___ GIVEN INFORMATION
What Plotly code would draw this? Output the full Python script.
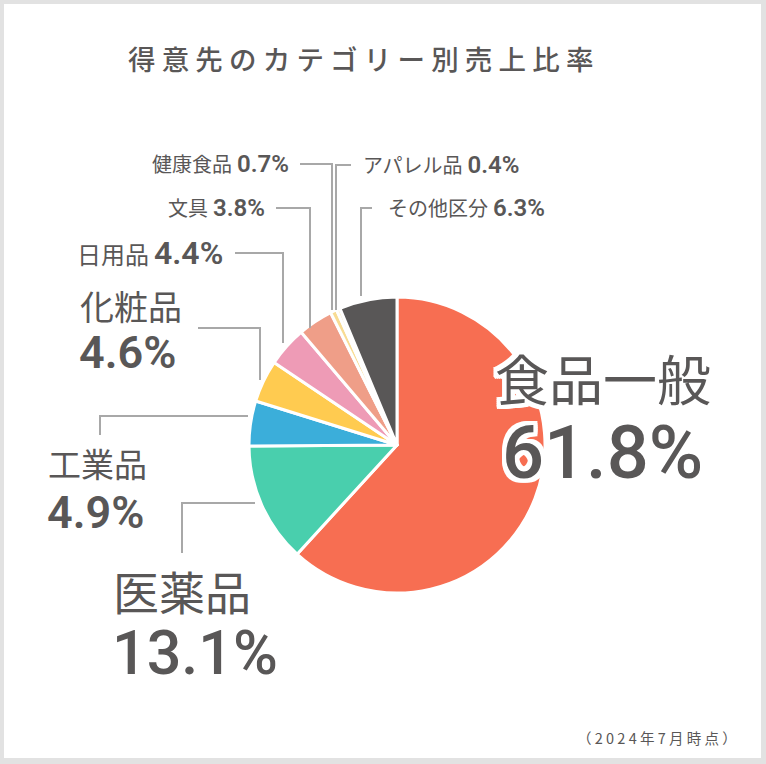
import plotly.graph_objects as go

W, H = 766, 764

# ---- data ----
categories = ["食品一般", "医薬品", "工業品", "化粧品", "日用品", "文具", "健康食品", "アパレル品", "その他区分"]
shares = [61.8, 13.1, 4.9, 4.6, 4.4, 3.8, 0.7, 0.4, 6.3]
colors = ["#F76E52", "#49CFAD", "#3BAEDA", "#FFCB50", "#EE9BB6", "#EF9E88", "#F8DC93", "#FCEFC6", "#595757"]
title_text = "得意先のカテゴリー別売上比率"
note_text = "（2024年7月時点）"

TXT = "#595757"
LINE = "#A8A8A8"
JP = "Noto Sans CJK JP"
NUM = "Roboto, Noto Sans CJK JP"


def px(x):
    return x / W


def py(y):
    return 1 - y / H


fig = go.Figure(go.Pie(
    labels=categories,
    values=shares,
    sort=False,
    direction="clockwise",
    rotation=0,
    marker=dict(colors=colors, line=dict(color="white", width=3)),
    textinfo="none",
    hoverinfo="skip",
    showlegend=False,
    domain=dict(x=[px(249), px(545)], y=[py(593), py(297)]),
))

shapes = [dict(type="rect", xref="paper", yref="paper", x0=px(4), x1=px(761), y0=py(758), y1=py(4),
               fillcolor="white", line=dict(width=0), layer="below")]


def leader(points):
    path = "M " + " L ".join(f"{px(x)},{py(y)}" for x, y in points)
    shapes.append(dict(type="path", xref="paper", yref="paper", path=path,
                       line=dict(color=LINE, width=2)))


leader([(300, 164), (332, 164), (332, 310)])   # 健康食品
leader([(351, 165), (336, 165), (336, 310)])   # アパレル品
leader([(276, 208), (310, 208), (310, 328)])   # 文具
leader([(235, 253), (283, 253), (283, 343)])   # 日用品
leader([(372, 208), (361, 208), (361, 296)])   # その他区分
leader([(198, 328), (260, 328), (260, 380)])   # 化粧品
leader([(248, 416), (100, 416), (100, 435)])   # 工業品
leader([(255, 503), (182, 503), (182, 553)])   # 医薬品

ann = []


def label(x, y, text, anchor, size=20, family=NUM, weight=None, shadow=None):
    f = dict(family=family, size=size, color=TXT)
    if weight:
        f["weight"] = weight
    if shadow:
        f["shadow"] = shadow
    ann.append(dict(x=px(x), y=py(y), xref="paper", yref="paper", text=text, showarrow=False,
                    xanchor=anchor, yanchor="middle", font=f))


def pct(v):
    return f"{v:.1f}%"


def small(name, v, jp_size, num_size):
    return (f"<span style='font-size:{jp_size}px'>{name}</span> "
            f"<span style='font-size:{num_size}px;font-weight:600'>{pct(v)}</span>")


# title
ann.append(dict(x=px(360), y=py(58), xref="paper", yref="paper", text=" ".join(title_text),
                showarrow=False, xanchor="center", yanchor="middle",
                font=dict(family=JP, size=27.5, color="#595757", weight=500)))
# footnote
ann.append(dict(x=px(739), y=py(737), xref="paper", yref="paper", text=" ".join(note_text),
                showarrow=False, xanchor="right", yanchor="middle",
                font=dict(family=JP, size=14.5, color="#595757")))

# small labels
label(291, 164, small(categories[6], shares[6], 20, 24), "right")
label(267, 208, small(categories[5], shares[5], 20, 24), "right")
label(225, 253, small(categories[4], shares[4], 24, 32), "right")
label(361, 165, small(categories[7], shares[7], 20, 24), "left")
label(386, 208, small(categories[8], shares[8], 20, 24), "left")

# medium labels
label(78, 305, categories[3], "left", size=34, family=JP)
label(77, 352, pct(shares[3]), "left", size=45, weight=600)
label(46, 463, categories[2], "left", size=33, family=JP)
label(45, 512, pct(shares[2]), "left", size=45, weight=600)

# big labels
label(111, 590, categories[1], "left", size=46, family=JP)
label(110, 653, pct(shares[1]), "left", size=61, weight=500)

outline = ", ".join(f"{dx}px {dy}px 0 white" for dx in (-4, -2, 0, 2, 4) for dy in (-4, -2, 0, 2, 4))
label(493, 377, categories[0], "left", size=54, family=JP, shadow=outline)
label(500, 452, pct(shares[0]), "left", size=74, weight=500, shadow=outline)

fig.update_layout(
    width=W, height=H,
    margin=dict(l=0, r=0, t=0, b=0),
    paper_bgcolor="#E2E2E2",
    plot_bgcolor="white",
    shapes=shapes,
    annotations=ann,
)

fig.write_html("out.html", config={"displayModeBar": False},
               post_script="document.body.style.margin='0';document.body.style.overflow='hidden';")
______
■ **TASK INSTRUCTIONS**
Reproduce every line exactly and omit all pictures.

■ **OUTPUT**
What Plotly code would draw this? Output the full Python script.
import plotly.graph_objects as go

W, H = 766, 764

# ---- data ----
categories = ["食品一般", "医薬品", "工業品", "化粧品", "日用品", "文具", "健康食品", "アパレル品", "その他区分"]
shares = [61.8, 13.1, 4.9, 4.6, 4.4, 3.8, 0.7, 0.4, 6.3]
colors = ["#F76E52", "#49CFAD", "#3BAEDA", "#FFCB50", "#EE9BB6", "#EF9E88", "#F8DC93", "#FCEFC6", "#595757"]
title_text = "得意先のカテゴリー別売上比率"
note_text = "（2024年7月時点）"

TXT = "#595757"
LINE = "#A8A8A8"
JP = "Noto Sans CJK JP"
NUM = "Roboto, Noto Sans CJK JP"


def px(x):
    return x / W


def py(y):
    return 1 - y / H


fig = go.Figure(go.Pie(
    labels=categories,
    values=shares,
    sort=False,
    direction="clockwise",
    rotation=0,
    marker=dict(colors=colors, line=dict(color="white", width=3)),
    textinfo="none",
    hoverinfo="skip",
    showlegend=False,
    domain=dict(x=[px(249), px(545)], y=[py(593), py(297)]),
))

shapes = [dict(type="rect", xref="paper", yref="paper", x0=px(4), x1=px(761), y0=py(758), y1=py(4),
               fillcolor="white", line=dict(width=0), layer="below")]


def leader(points):
    path = "M " + " L ".join(f"{px(x)},{py(y)}" for x, y in points)
    shapes.append(dict(type="path", xref="paper", yref="paper", path=path,
                       line=dict(color=LINE, width=2)))


leader([(300, 164), (332, 164), (332, 310)])   # 健康食品
leader([(351, 165), (336, 165), (336, 310)])   # アパレル品
leader([(276, 208), (310, 208), (310, 328)])   # 文具
leader([(235, 253), (283, 253), (283, 343)])   # 日用品
leader([(372, 208), (361, 208), (361, 296)])   # その他区分
leader([(198, 328), (260, 328), (260, 380)])   # 化粧品
leader([(248, 416), (100, 416), (100, 435)])   # 工業品
leader([(255, 503), (182, 503), (182, 553)])   # 医薬品

ann = []


def label(x, y, text, anchor, size=20, family=NUM, weight=None, shadow=None):
    f = dict(family=family, size=size, color=TXT)
    if weight:
        f["weight"] = weight
    if shadow:
        f["shadow"] = shadow
    ann.append(dict(x=px(x), y=py(y), xref="paper", yref="paper", text=text, showarrow=False,
                    xanchor=anchor, yanchor="middle", font=f))


def pct(v):
    return f"{v:.1f}%"


def small(name, v, jp_size, num_size):
    return (f"<span style='font-size:{jp_size}px'>{name}</span> "
            f"<span style='font-size:{num_size}px;font-weight:600'>{pct(v)}</span>")


# title
ann.append(dict(x=px(360), y=py(58), xref="paper", yref="paper", text=" ".join(title_text),
                showarrow=False, xanchor="center", yanchor="middle",
                font=dict(family=JP, size=27.5, color="#595757", weight=500)))
# footnote
ann.append(dict(x=px(739), y=py(737), xref="paper", yref="paper", text=" ".join(note_text),
                showarrow=False, xanchor="right", yanchor="middle",
                font=dict(family=JP, size=14.5, color="#595757")))

# small labels
label(291, 164, small(categories[6], shares[6], 20, 24), "right")
label(267, 208, small(categories[5], shares[5], 20, 24), "right")
label(225, 253, small(categories[4], shares[4], 24, 32), "right")
label(361, 165, small(categories[7], shares[7], 20, 24), "left")
label(386, 208, small(categories[8], shares[8], 20, 24), "left")

# medium labels
label(78, 305, categories[3], "left", size=34, family=JP)
label(77, 352, pct(shares[3]), "left", size=45, weight=600)
label(46, 463, categories[2], "left", size=33, family=JP)
label(45, 512, pct(shares[2]), "left", size=45, weight=600)

# big labels
label(111, 590, categories[1], "left", size=46, family=JP)
label(110, 653, pct(shares[1]), "left", size=61, weight=500)

outline = ", ".join(f"{dx}px {dy}px 0 white" for dx in (-4, -2, 0, 2, 4) for dy in (-4, -2, 0, 2, 4))
label(493, 377, categories[0], "left", size=54, family=JP, shadow=outline)
label(500, 452, pct(shares[0]), "left", size=74, weight=500, shadow=outline)

fig.update_layout(
    width=W, height=H,
    margin=dict(l=0, r=0, t=0, b=0),
    paper_bgcolor="#E2E2E2",
    plot_bgcolor="white",
    shapes=shapes,
    annotations=ann,
)

fig.write_html("out.html", config={"displayModeBar": False},
               post_script="document.body.style.margin='0';document.body.style.overflow='hidden';")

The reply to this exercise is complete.